Saturday, 20 September 2008

European market: dreams CAN come true

Last night I had a dream that I took a job at a small French restaurant. My task was to cut vegetables for salads and wash the large pots and pans. The people around me, in a kitchen that was small but packed with wooden counters, shiny colanders and hanging herbs, spoke French and even though I didn’t understand them I knew they were laughing about me. Yet I was not bothered by my lack of knowledge or the fact that they thought me ridiculous. Slowly I learned about French cooking and even the language. I devoured this new knowledge and was happy. Near the end of my dream there was to be a big celebration in the village and I was going to help with the cooking - a huge honour that was obviously the sign that I had passed the tests I needed to and would now be given more responsibility.

It was a wonderful, affirming dream. I have never had such a dream before - where I was so undaunted and so focused. I took such pleasure in the process of learning and in the new experiences for my senses.

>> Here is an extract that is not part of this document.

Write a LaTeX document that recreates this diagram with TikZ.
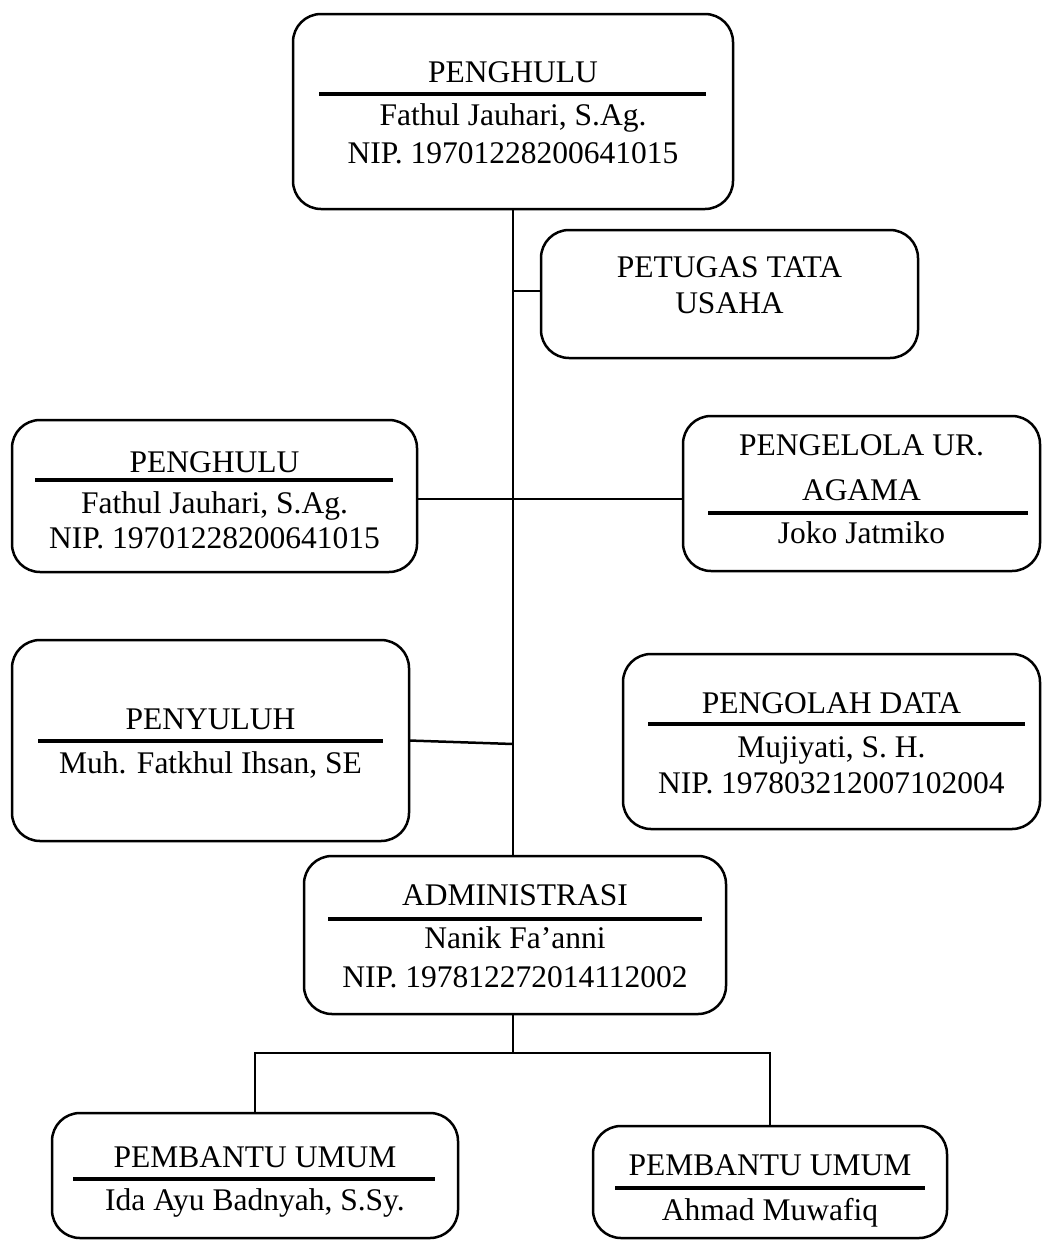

When I woke this morning it was to a bright blue sky. I set out with a mind to find John a birthday present, but soon I was distracted by the European food market just off of Prince’s Street. This market only comes to Edinburgh three times a year and is a Mecca for pastry lovers (I’m so, so sorry you missed this, Craig). I bought a small cake covered in marzipan and chocolate, then some small Italian pastries with flaked almonds and chocolate ganache or white chocolate filling. There was a table full of olives, one with buckets of spice. Mountains of chorizo. Piles of sweets. There was the man cooking the vat of garlic mushrooms, who kindly let me take his photo. When I first saw him he was cutting onions as big as baseballs and keen to learn a secret trick of the trade I asked him how he managed to slice so many onions without dying of weeping.

He smiled and replied, “I have no heart!”
Then there was the shy gentleman who was cooking up a hill of fried potatoes with cheese. And a huge French bakery section, as well as a stall specializing in Greek desserts. I bought Baklava and one other small pastry that was a roll of sticky honeyed angel hair stuffed with roasted pistachio nuts. That is my favourite. In fact, I’m eating it now.

Finally I left the market and wandered off again in search of JP’s present. I knew where I was going - St. Stephen Street, but I was too early and the tiny shop wasn’t open yet. So I spent almost an hour in the Stockbridge Library reading through Tobie Puttock's Daily Italian. I was so engrossed that when I finally left the library it was a shock to be back out on the street again. Why wasn’t I in Italy? Where was my warm spinach salad with pine nuts?

I was successful in my search for the perfect vintage present for JP. I think he will like it. And I discovered a shop that I love but which I dare not spend too much time.

Now I am home, after having battled through the parade of Hearts fans on their way to the afternoon game, their maroon and white scarves blowing in the breeze. The day itself has become dark and foreboding, and I think I will light the candles earlier tonight.
Overall, a very good day indeed. I may just spend the rest of it reading my cookbooks and dreaming of Tuscany…


Anonymous said...

so, yeah. i was watching pbs or some ilk. and it was all about tuscany and restaurants and grapes and people watching and the, i am coming there asap

C.S. Perry said...

I've got to start traveling more.

Anonymous said...

ah, my favorite time of day - so's blog. sadly, no updatey. however, rereading this post made me salivate and happy all the same. peace to you superfriend.

norah said...

maybe you could move to italy and learn to cook italian food and then invite us over!!